Tuesday, March 7, 2017

Good news for the irredeemable: There is no naughty list

Let me just say this up front: Editors do not share a blacklist.

I’ve heard writers worry about this when they’ve made a particularly egregious misstep. Poor record-keeping can result in publishing the same piece in more than one outlet. We can forget to include a journal in a book’s acknowledgements. We can include a quote from another writer in our work and forget to include attribution. These are serious mistakes, and nothing to be proud of.

But the thinking among a lot of submitters is that editors share names of people who commit infractions, and this really isn’t the case. The fact is that the mistakes I mentioned are very common ones, and they are easily attributable to error instead of malice. Editors are in the practice of overlooking these issues. Most don’t even maintain their own blacklist, much less a common one.


Oh, sure, there are those submitters make missteps, and we remember them. I can think of one person who writes in three genres and always has a half-dozen active submissions at any one time. And I can think of another who used to stuff up to twenty dog-eared poems into an envelope—some of those duplicates, or the exact same copy, of poems sent before.

If editors had their druthers, submissions would be targeted with some care, and writers wouldn’t flood them with multiple submissions at one time. But that’s merely vexatious; it’s not sinful. 

Some of the things writers do are kind of charming, even if they undermine the work. One writer I can think of would always send a picture of herself astride an exotic animal (I’m being deliberately vague, since maybe I’m talking about you), and another who would take this a step further and include a signed, glossy eight-by-ten photograph with his work. Like most editors, I read the stuff, but it’s not propitious to elicit an eyeroll before the first “Roses are red.”

The secret lives of editors are not significantly different than the public lives of editors. I’m guessing most work harder than a lot of submitters realize, but the work itself is pretty transparent, thanks to Duotrope, Rejection Wiki, and social media. This is as it should be.

But editors do talk, especially when submitters behave badly. And our favorite topic is the angry rejectee.

On occasion, writers respond angrily, or even threateningly, to rejections. Over the years, I’ve read plenty of correspondence that asks me what the view is like with my head up my own ass, or why in the world I consider myself qualified to judge a poet’s brilliant response to a dead Turkish mystic, or what I have against [insert literary style or school here], or why I foolishly passed up work that [insert name of minor journal] just accepted.
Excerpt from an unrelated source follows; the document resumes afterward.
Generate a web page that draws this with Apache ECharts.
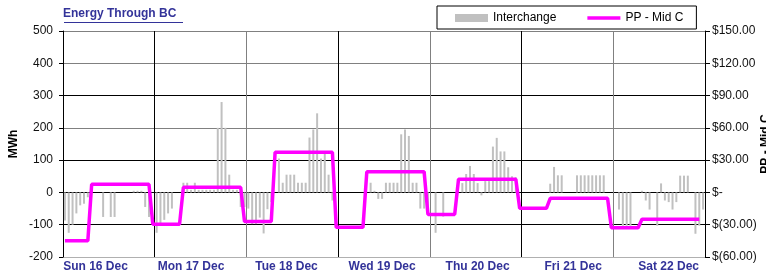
<!DOCTYPE html>
<html>
<head>
    <meta charset="utf-8"/>
    <script src="https://cdn.jsdelivr.net/npm/echarts@6.0.0/dist/echarts.min.js"></script>
</head>
<body style="margin:0;background:#fff">
<div id="main" style="width:766px;height:274px;"></div>
<script type="text/javascript">
    // day labels, hourly categories
    var days = ['Sun 16 Dec', 'Mon 17 Dec', 'Tue 18 Dec', 'Wed 19 Dec', 'Thu 20 Dec', 'Fri 21 Dec', 'Sat 22 Dec'];

    // Interchange (MWh), 24 hours per day
    var interSun = [-87, -125, -100, -65, -40, -35, -15, 0, 0, 0, -76, 0, -76, -76, 0, 0, 0, 0, 5, 5, 5, -45, -76, 0];
    var interMon = [-125, -100, -85, -65, -50, 0, 0, 30, 30, 8, 30, 8, 8, 8, 8, 8, 200, 280, 200, 55, 8, 8, -45, -45];
    var interTue = [-50, -98, -98, -78, -127, -52, -30, 0, 105, 30, 55, 55, 55, 30, 30, 30, 170, 195, 245, 105, 120, 55, -25, 0];
    var interWed = [0, 0, 0, 0, 0, 0, 0, 0, 30, 5, -20, -20, 30, 30, 30, 30, 180, 195, 175, 30, 30, -50, -50, -55];
    var interThu = [0, -125, 0, -75, 0, 0, 0, 0, 29, 57, 82, 57, 29, -9, 35, 35, 142, 169, 127, 127, 78, 50, 47, 0];
    var interFri = [0, 0, 0, 0, 0, 0, 0, 27, 79, 53, 53, 0, 0, 0, 53, 53, 53, 53, 53, 53, 53, 53, 0, 0];
    var interSat = [0, -53, -103, -103, -103, 0, 0, 5, -25, -53, 0, -103, 28, -25, -30, -53, -30, 52, 52, 52, 0, -128, -103, -53];

    // PP - Mid C price ($), 24 hours per day
    var priceSun = [-45, -45, -45, -45, -45, -45, -45, 7.5, 7.5, 7.5, 7.5, 7.5, 7.5, 7.5, 7.5, 7.5, 7.5, 7.5, 7.5, 7.5, 7.5, 7.5, 7.5, -29.5];
    var priceMon = [-29.5, -29.5, -29.5, -29.5, -29.5, -29.5, -29.5, 4.7, 4.7, 4.7, 4.7, 4.7, 4.7, 4.7, 4.7, 4.7, 4.7, 4.7, 4.7, 4.7, 4.7, 4.7, 4.7, -27];
    var priceTue = [-27, -27, -27, -27, -27, -27, -27, 37.3, 37.3, 37.3, 37.3, 37.3, 37.3, 37.3, 37.3, 37.3, 37.3, 37.3, 37.3, 37.3, 37.3, 37.3, 37.3, -32.4];
    var priceWed = [-32.4, -32.4, -32.4, -32.4, -32.4, -32.4, -32.4, 19.2, 19.2, 19.2, 19.2, 19.2, 19.2, 19.2, 19.2, 19.2, 19.2, 19.2, 19.2, 19.2, 19.2, 19.2, 19.2, -20.4];
    var priceThu = [-20.4, -20.4, -20.4, -20.4, -20.4, -20.4, -20.4, 12.2, 12.2, 12.2, 12.2, 12.2, 12.2, 12.2, 12.2, 12.2, 12.2, 12.2, 12.2, 12.2, 12.2, 12.2, 12.2, -14.8];
    var priceFri = [-14.8, -14.8, -14.8, -14.8, -14.8, -14.8, -14.8, -5.5, -5.5, -5.5, -5.5, -5.5, -5.5, -5.5, -5.5, -5.5, -5.5, -5.5, -5.5, -5.5, -5.5, -5.5, -5.5, -32.8];
    var priceSat = [-32.8, -32.8, -32.8, -32.8, -32.8, -32.8, -32.8, -25, -25, -25, -25, -25, -25, -25, -25, -25, -25, -25, -25, -25, -25, -25, -25, null];

    var interchange = [].concat(interSun, interMon, interTue, interWed, interThu, interFri, interSat);
    var price = [].concat(priceSun, priceMon, priceTue, priceWed, priceThu, priceFri, priceSat);

    var hours = [];
    days.forEach(function (d) {
        for (var h = 0; h < 24; h++) hours.push(d);
    });

    var font = 'Liberation Sans, Arial, sans-serif';

    var chart = echarts.init(document.getElementById('main'));
    var option = {
        animation: false,
        textStyle: { fontFamily: font },
        title: {
            text: 'Energy Through BC',
            left: 63,
            top: 8,
            padding: 0,
            textStyle: { fontFamily: font, fontSize: 12, fontWeight: 'bold', color: '#333399' }
        },
        graphic: [{
            type: 'line',
            shape: { x1: 64, y1: 22.5, x2: 183, y2: 22.5 },
            style: { stroke: '#333399', lineWidth: 1 }
        }],
        legend: {
            data: [
                { name: 'Interchange', icon: 'rect' },
                { name: 'PP - Mid C', icon: 'path://M0,0L33,0L33,3.5L0,3.5Z' }
            ],
            left: 437,
            top: 6,
            padding: [6, 13, 5, 18],
            itemWidth: 33,
            itemHeight: 8,
            itemGap: 31,
            borderColor: '#000',
            borderWidth: 1,
            backgroundColor: '#fff',
            textStyle: { fontFamily: font, fontSize: 12, color: '#000' },
            z: 10
        },
        grid: { left: 63, right: 61, top: 31, bottom: 17, outerBoundsMode: 'none' },
        xAxis: [{
            type: 'category',
            data: hours,
            boundaryGap: true,
            axisLine: { show: false },
            axisTick: { show: false },
            splitLine: { show: false },
            axisLabel: {
                interval: function (i) { return i >= 8 && (i - 8) % 25 === 0; },
                margin: 4,
                fontFamily: font,
                fontSize: 12,
                fontWeight: 'bold',
                color: '#333399'
            }
        }, {
            type: 'category',
            data: days,
            position: 'bottom',
            boundaryGap: true,
            axisLine: { show: false },
            axisTick: { show: false },
            axisLabel: { show: false },
            splitLine: {
                show: true,
                interval: 0,
                lineStyle: { color: ['#000', '#000', '#808080', '#000', '#808080', '#000', '#808080', '#000'], width: 1 }
            }
        }],
        yAxis: [{
            type: 'value',
            min: -200,
            max: 500,
            interval: 100,
            name: 'MWh',
            nameLocation: 'middle',
            nameGap: 43,
            nameMoveOverlap: false,
            nameTextStyle: { fontFamily: font, fontSize: 12, fontWeight: 'bold', color: '#000' },
            axisLine: { show: true, lineStyle: { color: '#000', width: 1 } },
            axisTick: { show: true, length: 4, lineStyle: { color: '#000' } },
            axisLabel: { margin: 10, fontFamily: font, fontSize: 12, color: '#111' },
            splitLine: {
                show: true,
                lineStyle: { color: ['#b0b0b0', '#000', '#000', '#000', '#808080', '#000', '#808080', '#808080'], width: 1 }
            }
        }, {
            type: 'value',
            min: -60,
            max: 150,
            interval: 30,
            position: 'right',
            name: 'PP - Mid C',
            nameLocation: 'middle',
            nameRotate: 90,
            nameGap: 55,
            nameMoveOverlap: false,
            nameTextStyle: { fontFamily: font, fontSize: 12, fontWeight: 'bold', color: '#000' },
            axisLine: { show: true, lineStyle: { color: '#000', width: 1 } },
            axisTick: { show: true, length: 5, lineStyle: { color: '#000' } },
            axisLabel: {
                margin: 7,
                fontFamily: font,
                fontSize: 12,
                color: '#111',
                formatter: function (v) {
                    if (v === 0) return '$-';
                    if (v < 0) return '$(' + Math.abs(v).toFixed(2) + ')';
                    return '$' + v.toFixed(2);
                }
            },
            splitLine: { show: false }
        }],
        series: [{
            name: 'Interchange',
            type: 'bar',
            xAxisIndex: 0,
            yAxisIndex: 0,
            data: interchange,
            barWidth: 2,
            itemStyle: { color: '#c0c0c0' }
        }, {
            name: 'PP - Mid C',
            type: 'line',
            xAxisIndex: 0,
            yAxisIndex: 1,
            data: price,
            symbol: 'none',
            lineStyle: { color: '#ff00ff', width: 3.5 },
            itemStyle: { color: '#ff00ff' },
            z: 5
        }]
    };
    chart.setOption(option);
</script>
</body>
</html>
I get it. I’m dumb. <shrugs>

Editors like to laugh about this stuff, but very often we do so without naming the writer. It’s hard to keep track of several thousand names, and not worth it anyway. To be honest, very few writers do anything new, on the page or with their behavior. I’m more frequently surprised by the work than by correspondence, even the most vile sort. It may feel like people are always coming up with new ways to be terrible to one another, but the categories tend to be predictable, and the ways the specifics vary aren’t significant. Whether insult, undermine, or guilt, the source of offense is seldom a source of surprise.
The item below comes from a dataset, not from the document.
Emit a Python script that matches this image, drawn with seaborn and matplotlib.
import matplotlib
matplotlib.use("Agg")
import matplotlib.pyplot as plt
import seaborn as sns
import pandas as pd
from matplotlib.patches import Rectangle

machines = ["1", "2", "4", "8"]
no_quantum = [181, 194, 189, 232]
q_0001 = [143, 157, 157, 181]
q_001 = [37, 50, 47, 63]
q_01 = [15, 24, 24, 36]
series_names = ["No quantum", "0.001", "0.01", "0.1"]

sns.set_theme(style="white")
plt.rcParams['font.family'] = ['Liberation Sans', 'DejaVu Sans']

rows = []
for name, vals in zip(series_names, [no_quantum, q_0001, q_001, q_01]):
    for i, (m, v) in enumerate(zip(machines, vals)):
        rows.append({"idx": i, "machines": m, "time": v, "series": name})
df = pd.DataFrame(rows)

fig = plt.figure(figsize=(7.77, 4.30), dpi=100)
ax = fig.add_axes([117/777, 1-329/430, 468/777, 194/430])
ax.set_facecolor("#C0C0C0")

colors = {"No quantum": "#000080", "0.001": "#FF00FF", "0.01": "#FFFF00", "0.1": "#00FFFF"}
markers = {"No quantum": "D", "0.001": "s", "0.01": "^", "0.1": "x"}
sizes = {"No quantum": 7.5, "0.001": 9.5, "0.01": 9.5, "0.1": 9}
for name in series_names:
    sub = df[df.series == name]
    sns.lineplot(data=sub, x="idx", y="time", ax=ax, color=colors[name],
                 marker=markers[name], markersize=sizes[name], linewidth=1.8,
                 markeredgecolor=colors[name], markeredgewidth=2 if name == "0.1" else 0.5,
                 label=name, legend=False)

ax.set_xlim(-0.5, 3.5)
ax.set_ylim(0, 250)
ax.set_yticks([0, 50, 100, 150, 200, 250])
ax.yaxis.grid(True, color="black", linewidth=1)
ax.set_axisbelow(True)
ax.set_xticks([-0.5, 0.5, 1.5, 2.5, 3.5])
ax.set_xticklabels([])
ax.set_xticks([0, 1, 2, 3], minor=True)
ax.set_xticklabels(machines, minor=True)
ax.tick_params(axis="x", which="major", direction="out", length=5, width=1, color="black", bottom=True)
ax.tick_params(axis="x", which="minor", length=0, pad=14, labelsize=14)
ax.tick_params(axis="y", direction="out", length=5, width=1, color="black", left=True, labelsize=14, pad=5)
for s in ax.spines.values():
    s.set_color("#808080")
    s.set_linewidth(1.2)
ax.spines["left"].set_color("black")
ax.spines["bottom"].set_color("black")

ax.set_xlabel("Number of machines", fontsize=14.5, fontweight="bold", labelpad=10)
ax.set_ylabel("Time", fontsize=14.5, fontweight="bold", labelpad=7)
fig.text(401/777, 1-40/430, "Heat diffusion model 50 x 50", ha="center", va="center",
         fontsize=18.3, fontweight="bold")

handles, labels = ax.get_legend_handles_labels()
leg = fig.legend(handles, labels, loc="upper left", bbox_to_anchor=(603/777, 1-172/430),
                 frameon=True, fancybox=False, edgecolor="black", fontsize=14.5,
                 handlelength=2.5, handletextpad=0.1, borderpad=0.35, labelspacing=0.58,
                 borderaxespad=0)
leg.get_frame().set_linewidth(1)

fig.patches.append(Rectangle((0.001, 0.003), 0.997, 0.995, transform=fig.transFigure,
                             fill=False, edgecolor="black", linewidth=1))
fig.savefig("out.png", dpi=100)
Exciting work is a source of surprise, and that’s the thing we’re hungry for. Even in a literary journal full of excellent writing, it’s only the rarest piece that actually offers something brand new. Believe me, we talk about these writers.

The closest a writer can come to landing on a blacklist is through true harassment, such as threats, unwelcome sexual advances, misogyny, or racism. There’s not a literal list—we’re not updating Google Docs with the names of jerks—but if a writer dares to threaten an editor, online or in person, word gets out—and not just among editors. Bullying is not afforded secrecy in the literary field. Those who would try to harm others through their power or influence can face a dire and deserved reward.


The writing world is a small one. This, though, is not the reason that submitters and editors alike ought to conduct themselves with courtesy and respect—attitudes that should extend both ways. The fact is that our small world is also, frequently, a mean one. And sometimes kindness is the only true surprise.